GIVEN TASK: Give the count of lines that include the string "matplotlib". Add nothing to it.

[Rows from a dataset of charts and code]
_ _ _ _ _ _ _
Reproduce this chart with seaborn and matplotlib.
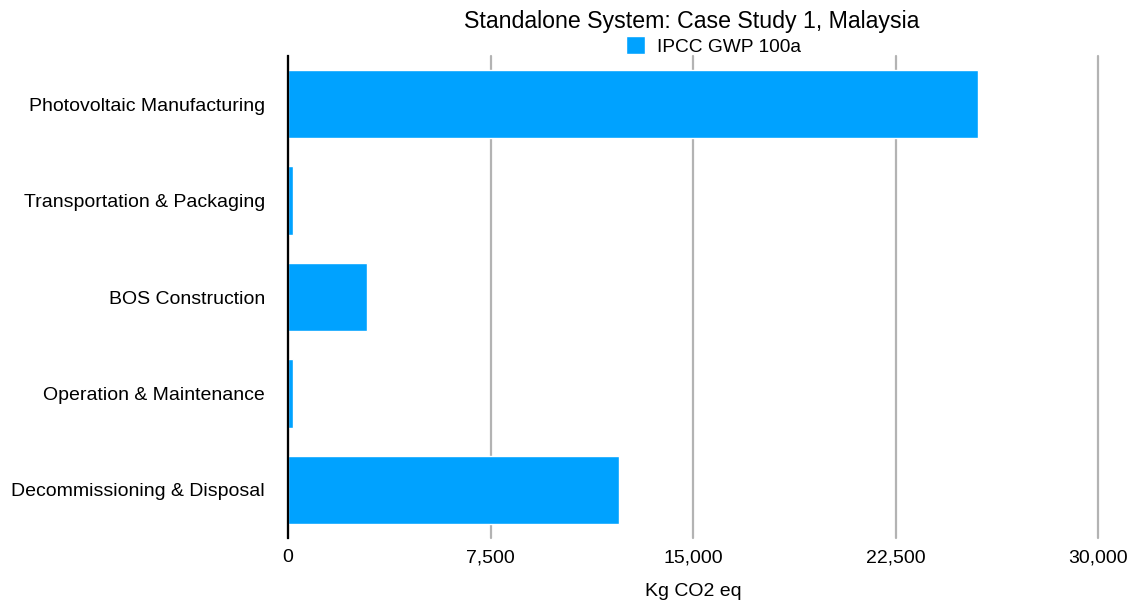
import matplotlib
matplotlib.use('Agg')
import matplotlib.pyplot as plt
import seaborn as sns
import pandas as pd

stages = ['Photovoltaic Manufacturing', 'Transportation & Packaging', 'BOS Construction',
          'Operation & Maintenance', 'Decommissioning & Disposal']
gwp_values = [25550, 180, 2920, 180, 12260]
x_ticks = [0, 7500, 15000, 22500, 30000]

df = pd.DataFrame({'Stage': stages, 'Kg CO2 eq': gwp_values})

sns.set_style('white')
plt.rcParams['font.family'] = ['Liberation Sans', 'DejaVu Sans']
plt.rcParams['text.color'] = 'black'
plt.rcParams['xtick.color'] = 'black'
plt.rcParams['ytick.color'] = 'black'
plt.rcParams['axes.labelcolor'] = 'black'

fig = plt.figure(figsize=(11.3, 6.02), dpi=100)
ax = fig.add_axes([288 / 1130, 1 - 538 / 602, 810 / 1130, 482 / 602])

sns.barplot(data=df, x='Kg CO2 eq', y='Stage', orient='h', color='#00a2ff',
            saturation=1, width=0.71, ax=ax, label='IPCC GWP 100a', zorder=3)

ax.set_xlim(0, 30000)
ax.set_xticks(x_ticks)
ax.set_xticklabels([f'{t:,}' for t in x_ticks], fontsize=14)
ax.xaxis.grid(True, color='#b3b3b3', linewidth=1.6, zorder=0)
for line in ax.get_xgridlines():
    line.set_clip_on(False)
ax.tick_params(axis='x', length=0, pad=8)
ax.tick_params(axis='y', length=0, pad=16.5, labelsize=14)
for s in ['top', 'right', 'bottom']:
    ax.spines[s].set_visible(False)
ax.spines['left'].set_color('black')
ax.spines['left'].set_linewidth(1.6)
ax.spines['left'].set_zorder(5)

ax.set_ylabel('')
ax.set_xlabel('Kg CO2 eq', fontsize=14, labelpad=12)

fig.suptitle('Standalone System: Case Study 1, Malaysia', x=0.612, y=0.983, fontsize=16.7)
ax.legend(loc='lower center', bbox_to_anchor=(0.525, 0.985), frameon=False, fontsize=13.8,
          handlelength=1.0, handleheight=1.0, handletextpad=0.6, borderaxespad=0)

fig.savefig('out.png', dpi=100)
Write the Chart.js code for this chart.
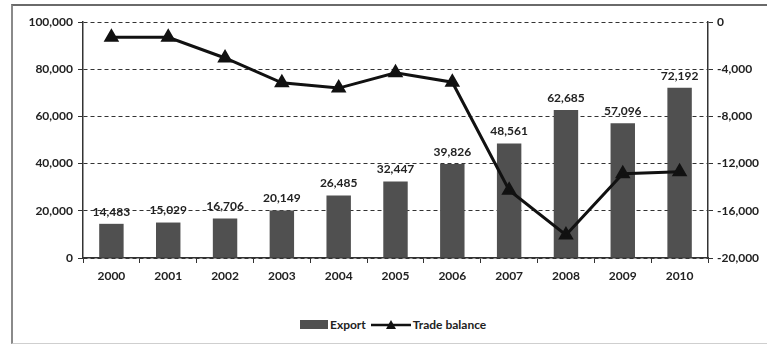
_ _ _ _ _ _ _
SOLUTION FOR THIS PROBLEM: 4